I got a drawing book entitled "Freaks" by Steve Miller who features a lot of anthropomorpic art and their artists who work in the comic department, you can look it up and see if that gives you a lead to some anthro comics.

http://books.google.com/books?id=f6...&resnum=1&ved=0CBUQ6AEwAA#v=onepage&q&f=false


----------



## Jelly (May 23, 2010)

i got this zine called bears seeking bears
i thought it was a booklet of romantic advertisements by you know huge hairy gay men
no its a bunch of poetry and art and shit about how you have to be a real man, possibly gay, but there's all these portraits of bear heads in shirts

i dont get it
its some kind of esoteric poetry scene bullshit i just know it
and the worst part is i let it into my fucking home

but you can go ahead and let it into your home
but you gotta find a local comic book store that deals in not-so-local zines and isn't a huge dick about it
the one i went to had porn all over the walls

do you get the major dysfunctionation in your question yet


----------



## Roccie (May 23, 2010)

Jelly said:


> i got this zine called bears seeking bears
> i thought it was a booklet of romantic advertisements by you know huge hairy gay men
> no its a bunch of poetry and art and shit about how you have to be a real man, possibly gay, but there's all these portraits of bear heads in shirts
> 
> ...



Like i said, i meant to state earlier that i wanted a comic with anthropomorphic characters in it.
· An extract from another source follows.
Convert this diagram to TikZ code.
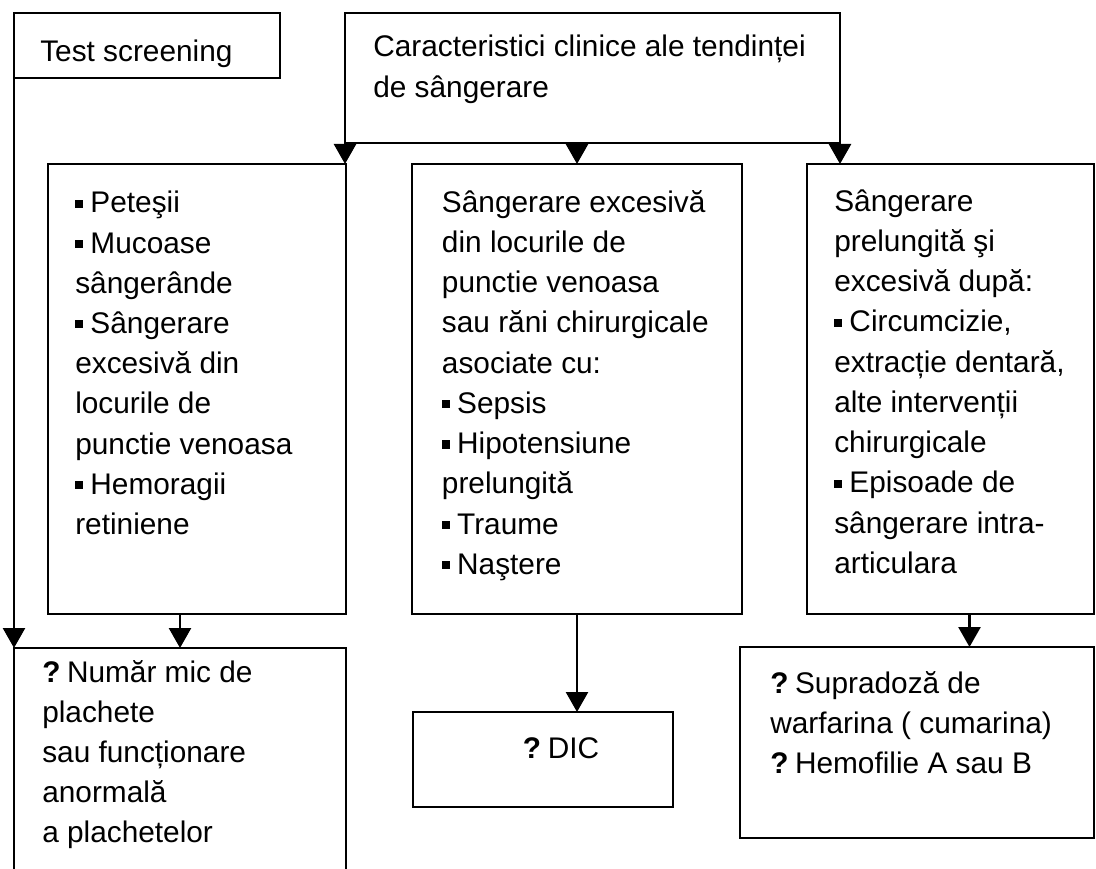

Like Lackadaisy or whatever


----------



## Jelly (May 23, 2010)

Well, in a nutshell, the problem is that I don't really know where you get comic books from
So I can't really tell you if you can find that stuff there

I've seen some anthro stuff, but chances are you won't find it unless you're talking underground and zine-crowd comic stores


----------



## Roccie (May 23, 2010)

Jelly said:


> Well, in a nutshell, the problem is that I don't really know where you get comic books from
> So I can't really tell you if you can find that stuff there
> 
> I've seen some anthro stuff, but chances are you won't find it unless you're talking underground and zine-crowd comic stores



Its... a comic book store. Nuclear Comics. It has walls and walls of comic books like Spiderman, IronMan, and... idk, comic books. I don't really read comic books, so i wouldn't know what to find there. I've been in there twice, both times with my brother while he was buying some... comic...


----------



## Taralack (May 23, 2010)

Usagi is good, if they have it.

Maybe you should do research on comics with furries, and then keep an eye out the next time you go to the store.


----------



## Foxstar (May 23, 2010)

I haven't done the old fashioned way in years, but here's one way of doing it.

-Go to the store.

-Ask for the latest ordering book from Diamond Publishers. http://www.diamondcomics.com/public/

-Find out if you can place a order to Diamond though the store.

-If so, flip though (This is a ordering catalog for comics, anime, etc that's released in the USA for that month, so this will take some time and Diamond will not carry most underground comic/super small print comics, so the only furry titles your likely to find are ones that sell reasonably well.)

-Find what books you want, fill in catalog order sheet, pay store owner.

-Return to store in 1-2 months when your order is due to hit shelves.

There you go.


----------



## Rozel-Roo (May 25, 2010)

Tall tails is pretty decent. I have *no* idea if they would carry it. i got issue number 8 as a freebie form last years comic con.


----------



## Spunky Wedgewood (Jun 12, 2010)

Dude, Sonic is seriously the closest you're gonna get.


----------



## Hakar Kerarmor (Jun 12, 2010)

I got Blacksad and De cape et de crocs in a comic store. Not sure if you can get the second in anything but French/Dutch though.


----------



## Ak-Nolij (Jun 12, 2010)

I don't know if this a completely fur comic or not, but the focus is on anthromorphic characters.


----------